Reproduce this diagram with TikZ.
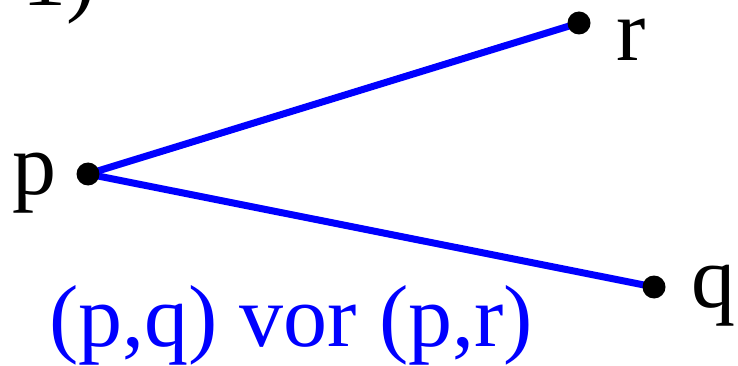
---
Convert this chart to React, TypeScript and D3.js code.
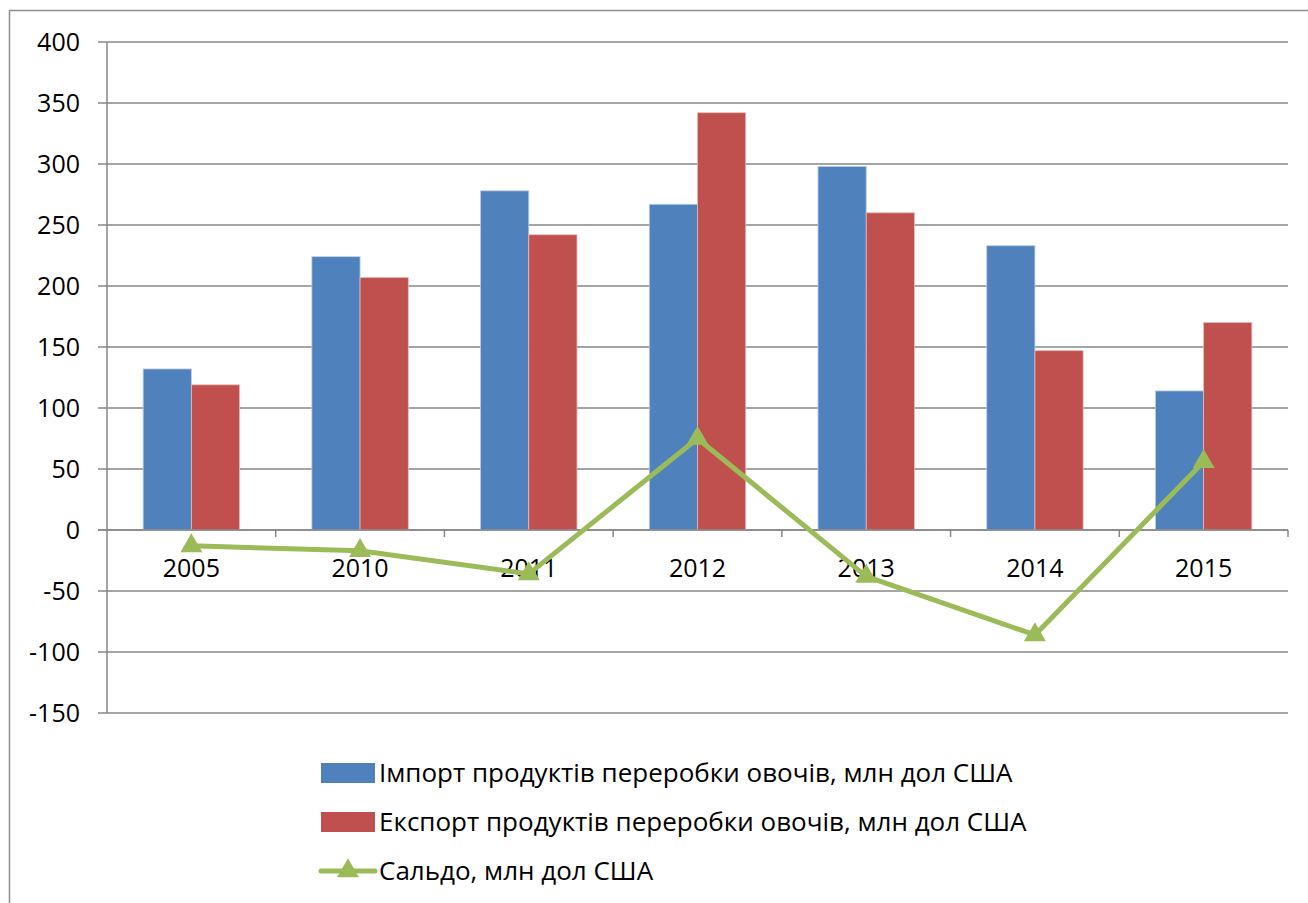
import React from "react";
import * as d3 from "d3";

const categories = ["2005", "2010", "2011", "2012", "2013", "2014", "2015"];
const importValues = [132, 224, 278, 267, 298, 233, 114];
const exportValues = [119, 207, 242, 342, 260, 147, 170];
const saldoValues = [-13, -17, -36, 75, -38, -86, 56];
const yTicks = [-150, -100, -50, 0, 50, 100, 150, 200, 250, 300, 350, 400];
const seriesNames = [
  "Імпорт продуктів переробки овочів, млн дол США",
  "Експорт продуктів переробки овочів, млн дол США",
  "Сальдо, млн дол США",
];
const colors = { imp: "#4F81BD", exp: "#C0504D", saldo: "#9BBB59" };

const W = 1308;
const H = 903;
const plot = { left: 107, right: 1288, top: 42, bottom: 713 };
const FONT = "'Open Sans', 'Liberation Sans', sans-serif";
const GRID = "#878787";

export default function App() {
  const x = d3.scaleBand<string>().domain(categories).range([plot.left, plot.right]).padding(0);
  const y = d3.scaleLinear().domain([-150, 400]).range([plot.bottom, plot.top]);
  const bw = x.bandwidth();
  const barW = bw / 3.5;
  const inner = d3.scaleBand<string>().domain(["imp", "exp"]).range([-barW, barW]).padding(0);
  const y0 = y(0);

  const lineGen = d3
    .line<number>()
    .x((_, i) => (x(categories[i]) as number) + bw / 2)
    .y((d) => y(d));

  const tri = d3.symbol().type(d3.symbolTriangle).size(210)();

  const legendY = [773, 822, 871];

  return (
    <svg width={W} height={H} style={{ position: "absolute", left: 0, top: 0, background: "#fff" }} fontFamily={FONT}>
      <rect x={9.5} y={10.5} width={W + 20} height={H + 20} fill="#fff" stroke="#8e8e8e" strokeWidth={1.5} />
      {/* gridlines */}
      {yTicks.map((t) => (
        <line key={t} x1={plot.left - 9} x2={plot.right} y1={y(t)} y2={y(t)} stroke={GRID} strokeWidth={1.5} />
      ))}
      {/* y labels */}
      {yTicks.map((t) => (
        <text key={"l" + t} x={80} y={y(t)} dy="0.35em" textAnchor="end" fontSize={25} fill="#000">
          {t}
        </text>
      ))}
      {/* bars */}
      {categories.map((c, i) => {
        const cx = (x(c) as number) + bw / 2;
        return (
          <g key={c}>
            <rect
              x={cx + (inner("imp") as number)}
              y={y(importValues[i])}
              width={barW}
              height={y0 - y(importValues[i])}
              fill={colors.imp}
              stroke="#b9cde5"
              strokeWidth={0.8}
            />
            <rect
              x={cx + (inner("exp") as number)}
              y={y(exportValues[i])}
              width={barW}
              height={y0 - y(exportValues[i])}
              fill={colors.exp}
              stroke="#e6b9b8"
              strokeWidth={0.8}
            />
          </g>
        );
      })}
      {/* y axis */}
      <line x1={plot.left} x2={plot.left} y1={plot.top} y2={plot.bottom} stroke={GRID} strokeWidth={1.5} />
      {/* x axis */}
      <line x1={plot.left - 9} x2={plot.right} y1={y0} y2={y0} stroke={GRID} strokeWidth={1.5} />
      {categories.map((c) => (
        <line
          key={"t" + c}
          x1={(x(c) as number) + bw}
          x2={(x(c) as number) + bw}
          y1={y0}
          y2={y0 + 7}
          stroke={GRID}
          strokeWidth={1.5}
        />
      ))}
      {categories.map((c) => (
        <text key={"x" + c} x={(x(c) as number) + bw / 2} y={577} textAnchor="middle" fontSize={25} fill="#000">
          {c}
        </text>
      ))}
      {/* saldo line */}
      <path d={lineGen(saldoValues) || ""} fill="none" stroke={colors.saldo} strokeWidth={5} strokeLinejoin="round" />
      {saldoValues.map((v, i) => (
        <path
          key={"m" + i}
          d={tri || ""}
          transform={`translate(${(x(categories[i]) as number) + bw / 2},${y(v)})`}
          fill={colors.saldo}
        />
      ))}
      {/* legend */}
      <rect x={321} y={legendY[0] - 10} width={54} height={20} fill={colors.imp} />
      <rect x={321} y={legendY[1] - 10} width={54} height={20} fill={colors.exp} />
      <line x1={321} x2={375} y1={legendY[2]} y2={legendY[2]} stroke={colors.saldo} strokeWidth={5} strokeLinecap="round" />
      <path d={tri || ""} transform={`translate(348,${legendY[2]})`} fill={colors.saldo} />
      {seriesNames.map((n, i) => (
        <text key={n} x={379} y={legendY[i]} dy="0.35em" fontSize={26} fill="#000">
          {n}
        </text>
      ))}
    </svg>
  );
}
...
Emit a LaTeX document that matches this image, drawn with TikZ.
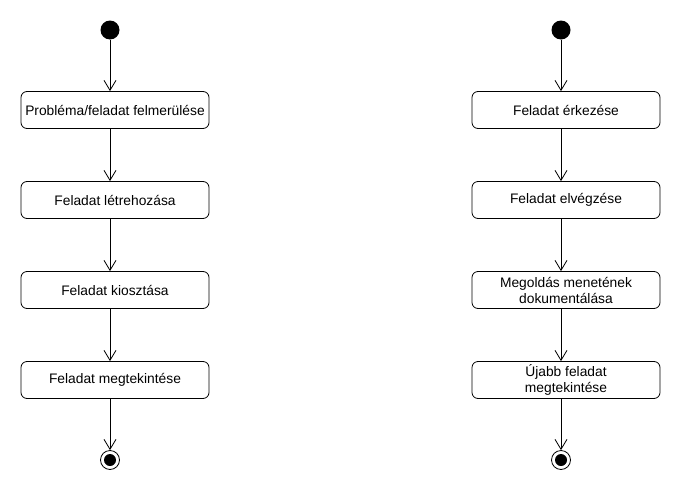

■ **Work instructions**:
Your answer should be one number: how many lines of the listing include the word "React".

■ **Exercise output**:
2